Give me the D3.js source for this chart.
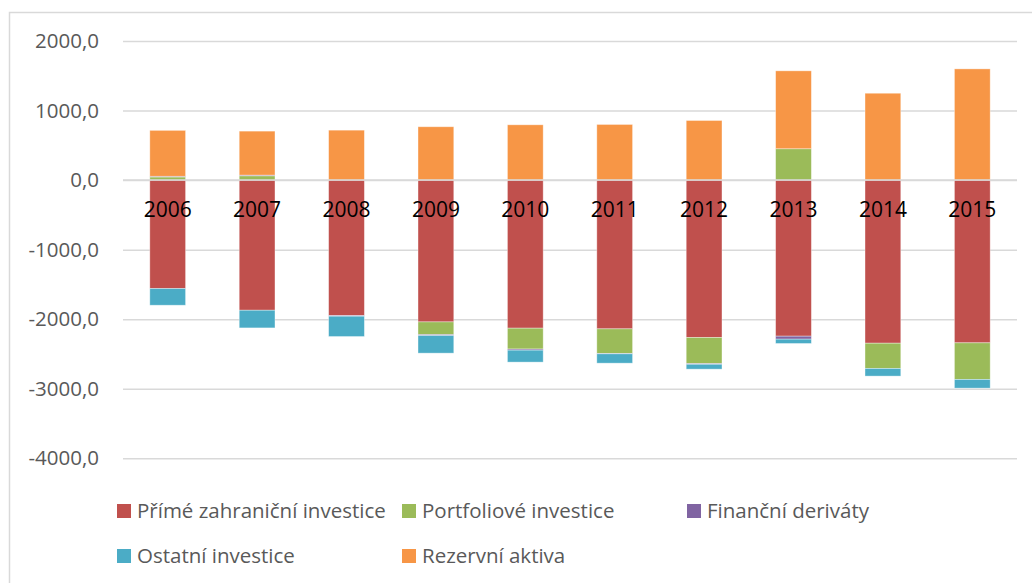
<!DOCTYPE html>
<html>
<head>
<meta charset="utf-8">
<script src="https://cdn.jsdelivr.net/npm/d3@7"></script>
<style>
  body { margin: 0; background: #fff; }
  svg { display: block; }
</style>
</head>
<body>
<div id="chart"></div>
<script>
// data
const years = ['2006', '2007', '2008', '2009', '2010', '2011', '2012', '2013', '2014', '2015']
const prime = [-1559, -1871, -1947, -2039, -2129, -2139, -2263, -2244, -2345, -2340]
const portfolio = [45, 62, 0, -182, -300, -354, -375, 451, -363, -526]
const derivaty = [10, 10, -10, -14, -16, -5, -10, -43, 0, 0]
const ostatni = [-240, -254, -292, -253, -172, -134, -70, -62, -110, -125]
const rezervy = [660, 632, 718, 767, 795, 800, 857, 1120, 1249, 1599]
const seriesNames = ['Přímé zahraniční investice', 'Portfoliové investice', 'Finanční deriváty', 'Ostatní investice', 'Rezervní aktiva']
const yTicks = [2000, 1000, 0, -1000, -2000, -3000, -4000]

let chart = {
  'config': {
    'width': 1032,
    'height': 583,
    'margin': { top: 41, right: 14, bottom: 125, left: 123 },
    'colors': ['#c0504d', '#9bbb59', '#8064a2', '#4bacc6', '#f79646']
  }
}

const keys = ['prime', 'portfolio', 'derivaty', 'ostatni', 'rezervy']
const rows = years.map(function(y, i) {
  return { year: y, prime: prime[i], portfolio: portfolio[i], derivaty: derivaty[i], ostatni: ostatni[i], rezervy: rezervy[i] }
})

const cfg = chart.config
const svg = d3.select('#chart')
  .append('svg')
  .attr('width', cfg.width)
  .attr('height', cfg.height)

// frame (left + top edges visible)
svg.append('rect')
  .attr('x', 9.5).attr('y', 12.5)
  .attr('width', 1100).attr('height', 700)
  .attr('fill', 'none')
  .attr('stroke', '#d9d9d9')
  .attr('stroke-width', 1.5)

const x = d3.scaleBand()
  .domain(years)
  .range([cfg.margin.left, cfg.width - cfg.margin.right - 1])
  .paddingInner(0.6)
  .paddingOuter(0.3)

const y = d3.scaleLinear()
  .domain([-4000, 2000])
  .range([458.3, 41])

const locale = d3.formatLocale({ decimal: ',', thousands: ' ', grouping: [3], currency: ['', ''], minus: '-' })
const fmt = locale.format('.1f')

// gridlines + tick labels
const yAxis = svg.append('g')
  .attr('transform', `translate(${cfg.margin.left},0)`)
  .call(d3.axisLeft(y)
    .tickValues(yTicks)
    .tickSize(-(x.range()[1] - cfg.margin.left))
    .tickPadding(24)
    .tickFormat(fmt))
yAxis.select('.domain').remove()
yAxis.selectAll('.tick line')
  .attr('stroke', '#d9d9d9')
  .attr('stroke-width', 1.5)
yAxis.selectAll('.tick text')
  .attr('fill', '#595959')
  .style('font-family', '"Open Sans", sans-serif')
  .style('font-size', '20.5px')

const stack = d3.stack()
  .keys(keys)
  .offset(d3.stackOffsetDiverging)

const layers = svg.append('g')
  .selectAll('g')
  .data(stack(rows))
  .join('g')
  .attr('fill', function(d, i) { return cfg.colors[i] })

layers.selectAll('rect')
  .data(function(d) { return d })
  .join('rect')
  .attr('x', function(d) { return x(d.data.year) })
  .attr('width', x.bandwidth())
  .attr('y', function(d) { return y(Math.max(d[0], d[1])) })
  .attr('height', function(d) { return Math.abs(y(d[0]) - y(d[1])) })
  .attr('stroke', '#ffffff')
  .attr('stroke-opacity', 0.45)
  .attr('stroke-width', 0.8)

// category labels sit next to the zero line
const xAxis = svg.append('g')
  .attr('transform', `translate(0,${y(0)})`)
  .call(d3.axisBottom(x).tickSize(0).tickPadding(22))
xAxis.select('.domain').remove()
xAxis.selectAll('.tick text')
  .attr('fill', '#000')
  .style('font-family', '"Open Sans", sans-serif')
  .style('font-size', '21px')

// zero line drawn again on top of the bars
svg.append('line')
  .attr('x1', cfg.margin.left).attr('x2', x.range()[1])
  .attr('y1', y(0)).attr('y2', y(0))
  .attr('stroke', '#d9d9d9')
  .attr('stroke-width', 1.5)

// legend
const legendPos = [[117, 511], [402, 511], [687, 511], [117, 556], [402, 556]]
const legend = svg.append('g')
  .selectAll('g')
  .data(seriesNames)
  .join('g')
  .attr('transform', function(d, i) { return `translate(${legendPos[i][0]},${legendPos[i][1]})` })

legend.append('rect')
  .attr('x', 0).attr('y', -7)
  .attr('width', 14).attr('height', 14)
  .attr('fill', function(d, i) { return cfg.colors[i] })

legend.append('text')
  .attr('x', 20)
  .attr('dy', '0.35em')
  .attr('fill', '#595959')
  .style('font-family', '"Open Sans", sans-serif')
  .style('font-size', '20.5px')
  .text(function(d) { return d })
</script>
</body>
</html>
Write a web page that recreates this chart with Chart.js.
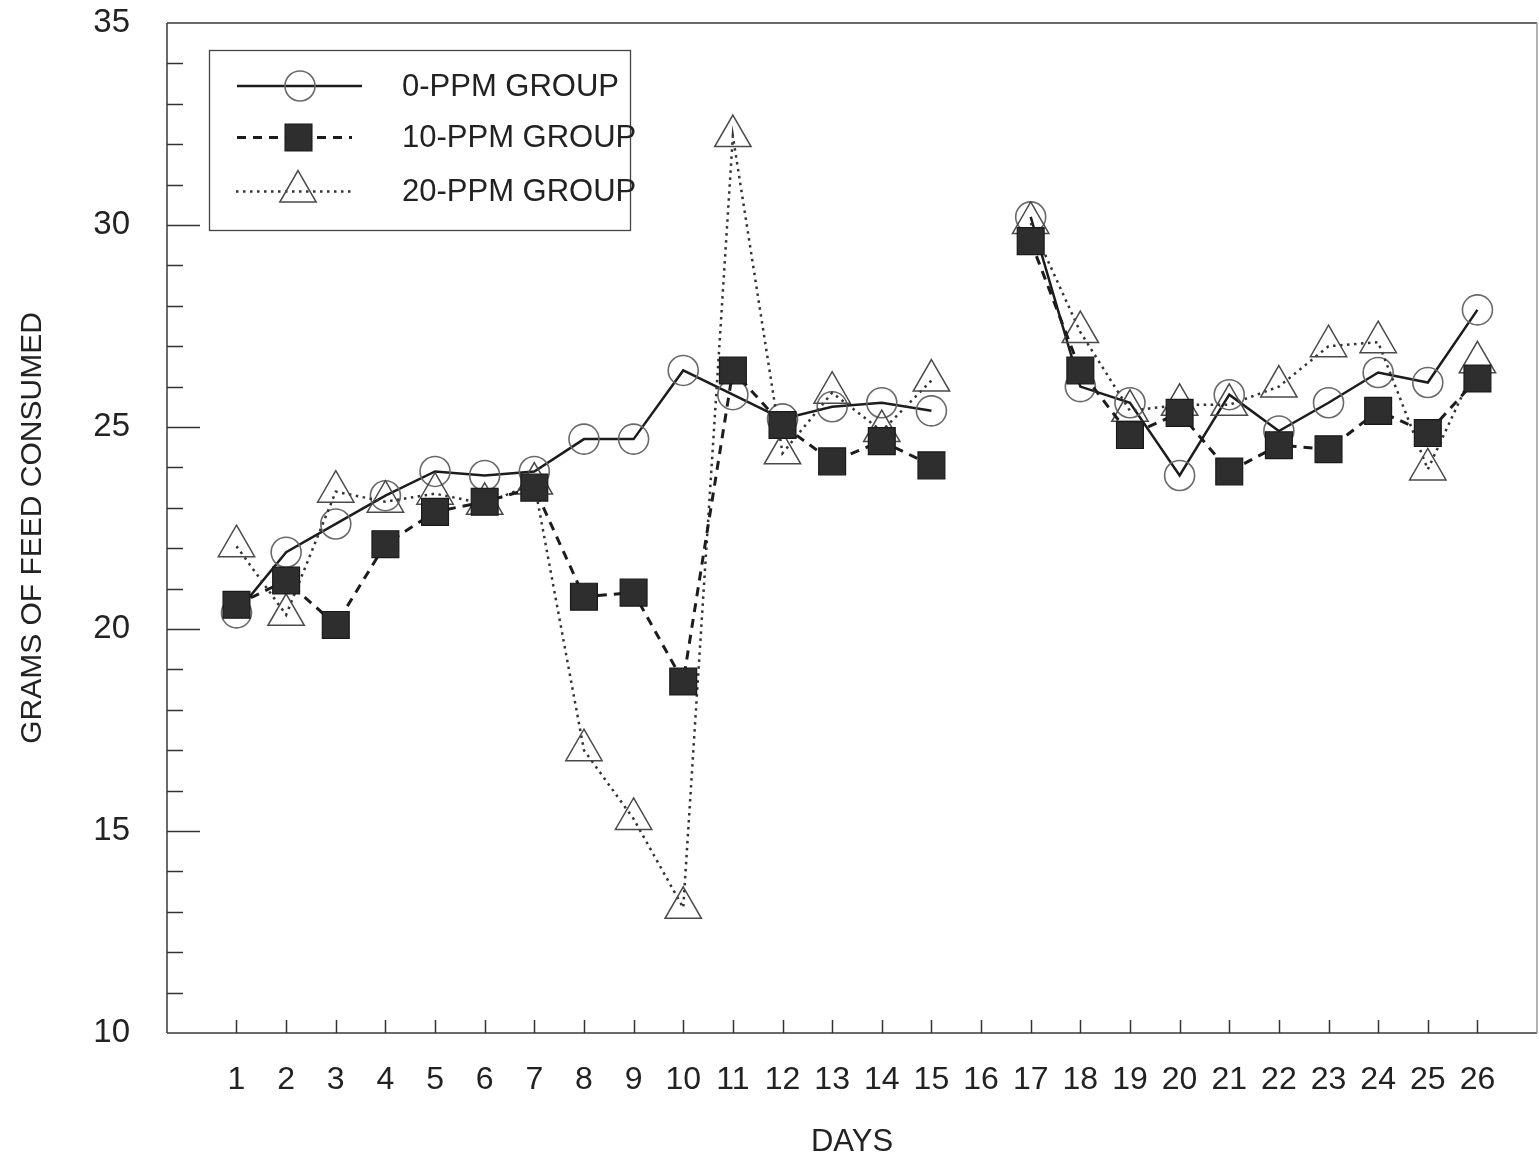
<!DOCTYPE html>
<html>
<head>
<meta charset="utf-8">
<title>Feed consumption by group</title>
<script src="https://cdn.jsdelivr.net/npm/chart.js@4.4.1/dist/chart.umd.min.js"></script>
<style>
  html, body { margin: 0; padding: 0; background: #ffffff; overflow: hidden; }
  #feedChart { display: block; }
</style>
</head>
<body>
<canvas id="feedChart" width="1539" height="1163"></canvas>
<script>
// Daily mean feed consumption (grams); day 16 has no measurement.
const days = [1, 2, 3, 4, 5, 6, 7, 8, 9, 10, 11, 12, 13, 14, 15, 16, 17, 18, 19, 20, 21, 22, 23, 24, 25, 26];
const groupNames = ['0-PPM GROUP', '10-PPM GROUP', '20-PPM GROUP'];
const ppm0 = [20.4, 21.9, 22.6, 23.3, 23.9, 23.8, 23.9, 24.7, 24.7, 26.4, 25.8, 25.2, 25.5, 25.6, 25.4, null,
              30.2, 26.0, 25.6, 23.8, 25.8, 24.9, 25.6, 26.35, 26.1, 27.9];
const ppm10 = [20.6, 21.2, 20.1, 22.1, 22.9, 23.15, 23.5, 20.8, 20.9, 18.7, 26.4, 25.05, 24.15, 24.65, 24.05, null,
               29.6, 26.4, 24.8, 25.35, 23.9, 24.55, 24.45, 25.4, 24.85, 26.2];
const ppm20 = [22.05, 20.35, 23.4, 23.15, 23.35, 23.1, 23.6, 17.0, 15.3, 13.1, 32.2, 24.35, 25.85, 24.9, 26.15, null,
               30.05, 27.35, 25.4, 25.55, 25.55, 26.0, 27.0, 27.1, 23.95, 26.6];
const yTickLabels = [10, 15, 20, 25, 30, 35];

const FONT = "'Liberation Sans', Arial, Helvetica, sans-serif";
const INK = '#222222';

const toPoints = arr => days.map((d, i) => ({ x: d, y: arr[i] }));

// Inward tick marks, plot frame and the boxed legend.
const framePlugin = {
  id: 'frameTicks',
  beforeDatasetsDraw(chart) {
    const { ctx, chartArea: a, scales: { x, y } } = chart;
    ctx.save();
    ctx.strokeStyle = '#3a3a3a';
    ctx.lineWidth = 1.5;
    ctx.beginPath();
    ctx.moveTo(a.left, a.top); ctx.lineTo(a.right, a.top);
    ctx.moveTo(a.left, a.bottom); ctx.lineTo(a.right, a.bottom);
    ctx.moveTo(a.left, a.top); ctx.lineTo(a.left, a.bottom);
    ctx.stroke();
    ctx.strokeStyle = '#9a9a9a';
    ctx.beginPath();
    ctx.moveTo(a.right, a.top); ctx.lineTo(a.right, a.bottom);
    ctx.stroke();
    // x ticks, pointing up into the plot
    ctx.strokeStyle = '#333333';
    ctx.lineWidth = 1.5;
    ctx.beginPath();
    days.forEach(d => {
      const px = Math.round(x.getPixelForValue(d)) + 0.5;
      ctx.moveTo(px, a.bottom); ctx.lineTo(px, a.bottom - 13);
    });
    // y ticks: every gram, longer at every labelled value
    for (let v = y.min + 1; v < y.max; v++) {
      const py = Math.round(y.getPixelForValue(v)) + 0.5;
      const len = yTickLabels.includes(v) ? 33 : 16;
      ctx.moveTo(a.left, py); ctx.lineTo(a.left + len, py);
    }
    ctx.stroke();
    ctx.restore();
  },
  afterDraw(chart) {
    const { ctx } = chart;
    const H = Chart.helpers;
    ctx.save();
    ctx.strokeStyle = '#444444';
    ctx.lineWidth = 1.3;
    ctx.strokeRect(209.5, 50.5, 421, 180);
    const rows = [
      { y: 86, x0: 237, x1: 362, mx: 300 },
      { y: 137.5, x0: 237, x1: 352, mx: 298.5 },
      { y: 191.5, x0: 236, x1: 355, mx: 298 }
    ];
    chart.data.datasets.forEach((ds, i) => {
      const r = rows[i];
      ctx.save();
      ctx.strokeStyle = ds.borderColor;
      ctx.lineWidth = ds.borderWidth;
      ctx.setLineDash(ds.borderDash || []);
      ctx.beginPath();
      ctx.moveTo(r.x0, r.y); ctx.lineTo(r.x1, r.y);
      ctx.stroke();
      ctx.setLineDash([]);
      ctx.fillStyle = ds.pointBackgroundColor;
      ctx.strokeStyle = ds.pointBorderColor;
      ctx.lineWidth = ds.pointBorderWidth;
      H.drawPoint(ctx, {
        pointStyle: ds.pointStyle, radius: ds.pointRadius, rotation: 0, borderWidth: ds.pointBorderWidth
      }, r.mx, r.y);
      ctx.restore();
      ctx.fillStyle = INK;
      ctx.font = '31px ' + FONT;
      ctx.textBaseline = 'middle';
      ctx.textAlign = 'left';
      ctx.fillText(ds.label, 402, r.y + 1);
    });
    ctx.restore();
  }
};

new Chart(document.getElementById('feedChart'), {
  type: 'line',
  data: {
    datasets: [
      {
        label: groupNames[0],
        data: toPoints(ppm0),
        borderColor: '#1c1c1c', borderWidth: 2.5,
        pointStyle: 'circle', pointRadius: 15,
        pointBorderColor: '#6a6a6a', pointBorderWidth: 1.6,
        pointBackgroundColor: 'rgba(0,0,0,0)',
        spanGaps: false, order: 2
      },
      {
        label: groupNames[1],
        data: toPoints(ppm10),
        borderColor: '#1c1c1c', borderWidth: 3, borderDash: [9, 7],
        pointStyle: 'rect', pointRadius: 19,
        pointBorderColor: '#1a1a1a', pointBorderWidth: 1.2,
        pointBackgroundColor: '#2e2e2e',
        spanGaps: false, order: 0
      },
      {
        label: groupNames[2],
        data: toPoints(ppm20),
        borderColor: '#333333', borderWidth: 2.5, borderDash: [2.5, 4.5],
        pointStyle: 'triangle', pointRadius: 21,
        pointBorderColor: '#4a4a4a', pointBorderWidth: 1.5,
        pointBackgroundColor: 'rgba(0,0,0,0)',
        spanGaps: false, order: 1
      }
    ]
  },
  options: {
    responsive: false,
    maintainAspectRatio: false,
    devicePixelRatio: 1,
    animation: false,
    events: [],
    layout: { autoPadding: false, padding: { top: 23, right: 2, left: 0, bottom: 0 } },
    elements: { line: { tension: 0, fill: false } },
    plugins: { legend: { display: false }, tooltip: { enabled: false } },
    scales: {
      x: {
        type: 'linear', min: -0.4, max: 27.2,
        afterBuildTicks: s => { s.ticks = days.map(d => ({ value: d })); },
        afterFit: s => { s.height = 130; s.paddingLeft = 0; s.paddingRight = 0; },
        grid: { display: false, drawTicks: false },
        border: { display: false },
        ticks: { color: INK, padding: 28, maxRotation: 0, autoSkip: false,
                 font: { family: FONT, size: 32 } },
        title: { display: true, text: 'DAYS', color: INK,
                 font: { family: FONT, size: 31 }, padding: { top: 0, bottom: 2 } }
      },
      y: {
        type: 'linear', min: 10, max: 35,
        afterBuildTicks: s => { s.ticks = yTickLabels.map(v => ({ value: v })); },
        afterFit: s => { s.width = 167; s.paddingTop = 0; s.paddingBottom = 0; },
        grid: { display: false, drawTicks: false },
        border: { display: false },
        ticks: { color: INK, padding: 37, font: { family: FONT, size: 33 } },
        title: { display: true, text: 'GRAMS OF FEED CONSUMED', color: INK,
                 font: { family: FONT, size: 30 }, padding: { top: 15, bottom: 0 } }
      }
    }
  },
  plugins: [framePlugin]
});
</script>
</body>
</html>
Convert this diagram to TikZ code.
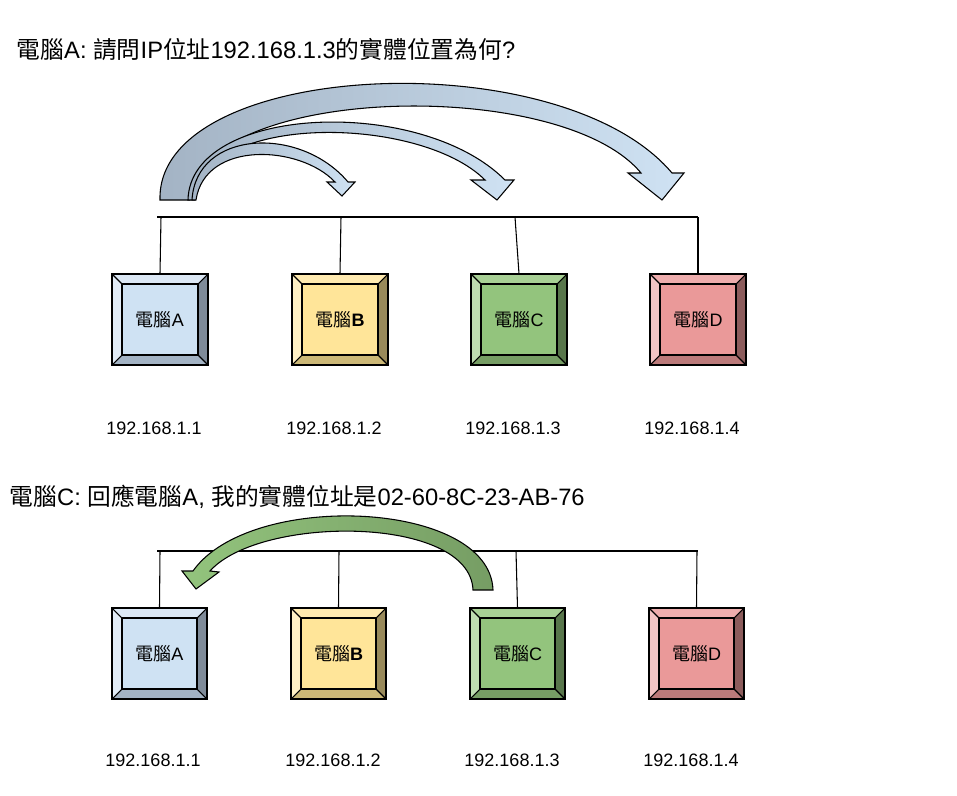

· · · ·

__STATED TASK__. Repeat only the lines running from "Write a web" to "const toPoints = arr", ends included, and leave the pictures out.

__EXPECTED OUTPUT__.
Write a web page that recreates this chart with Chart.js.
<!DOCTYPE html>
<html>
<head>
<meta charset="utf-8">
<title>Feed consumption by group</title>
<script src="https://cdn.jsdelivr.net/npm/chart.js@4.4.1/dist/chart.umd.min.js"></script>
<style>
  html, body { margin: 0; padding: 0; background: #ffffff; overflow: hidden; }
  #feedChart { display: block; }
</style>
</head>
<body>
<canvas id="feedChart" width="1539" height="1163"></canvas>
<script>
// Daily mean feed consumption (grams); day 16 has no measurement.
const days = [1, 2, 3, 4, 5, 6, 7, 8, 9, 10, 11, 12, 13, 14, 15, 16, 17, 18, 19, 20, 21, 22, 23, 24, 25, 26];
const groupNames = ['0-PPM GROUP', '10-PPM GROUP', '20-PPM GROUP'];
const ppm0 = [20.4, 21.9, 22.6, 23.3, 23.9, 23.8, 23.9, 24.7, 24.7, 26.4, 25.8, 25.2, 25.5, 25.6, 25.4, null,
              30.2, 26.0, 25.6, 23.8, 25.8, 24.9, 25.6, 26.35, 26.1, 27.9];
const ppm10 = [20.6, 21.2, 20.1, 22.1, 22.9, 23.15, 23.5, 20.8, 20.9, 18.7, 26.4, 25.05, 24.15, 24.65, 24.05, null,
               29.6, 26.4, 24.8, 25.35, 23.9, 24.55, 24.45, 25.4, 24.85, 26.2];
const ppm20 = [22.05, 20.35, 23.4, 23.15, 23.35, 23.1, 23.6, 17.0, 15.3, 13.1, 32.2, 24.35, 25.85, 24.9, 26.15, null,
               30.05, 27.35, 25.4, 25.55, 25.55, 26.0, 27.0, 27.1, 23.95, 26.6];
const yTickLabels = [10, 15, 20, 25, 30, 35];

const FONT = "'Liberation Sans', Arial, Helvetica, sans-serif";
const INK = '#222222';

const toPoints = arr => days.map((d, i) => ({ x: d, y: arr[i] }));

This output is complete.